Simple math with Google doing it for you. Convert Newtons to whatever, and convert square mm to whatever. Just know that if you change the surface area units, you need to proportionally change the number such that it still matches the same pressure at the original surface area.

Don't over think the sphere, it doesnt matter unless you plot force vs depth. Otherwise it's just like PSI.
 
I don’t really consider cottonwood a “hard” wood but it is certainly a tough wood. Lots of heavy equipment haulers like cottonwood for trailer decks in my neck of the woods.
 
It's not simple math, and I don't know that the author of the tamarix paper knows what he's talking about. A mm² isn't a sphere which must be used to be a janka test.

edit:
Just running straight math, the janka test has a final surface area of 100mm², so that would be 33.7*100=3370. That's way past the cottonwood estimate.

edit2:
I found the full study, and they have a chart that compares it to ash. Might give you some idea of what you're dealing with.
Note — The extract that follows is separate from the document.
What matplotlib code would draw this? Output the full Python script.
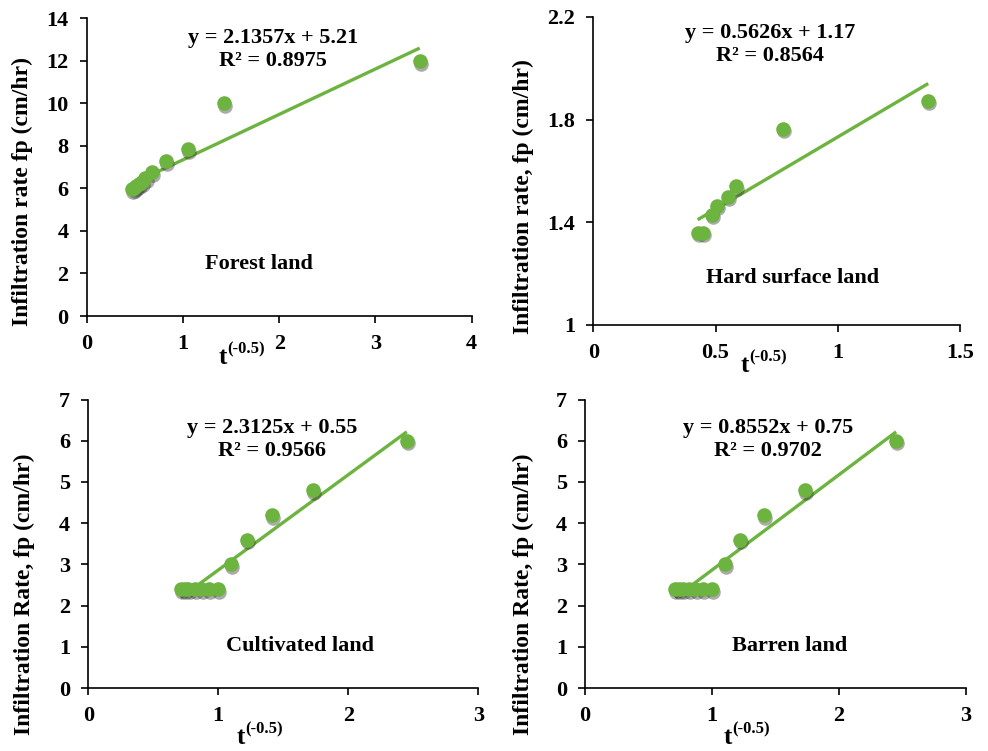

Screenshot_2025-01-23_00-59-57.png


edit3:
and here's the wiki on janka hardness. White ash shows up, so you can run the percentages and see what it falls near for something familiar.


If I did the math right, you're in this general area(3363)

Screenshot_2025-01-23_01-12-29.png

edit4:
LoL! I'm looking at it, and that hits close to the straight math. Your cottonwood estimate off? If straight math works with the study, I think they may be misusing the numbers. I don't think it's appropriate to change the janka readings to mm². It could very well be that 1mm² is easier to push into the wood than a 100mm ball due to side pressure on the curved surface. I'd like to hear from a material scientist on that.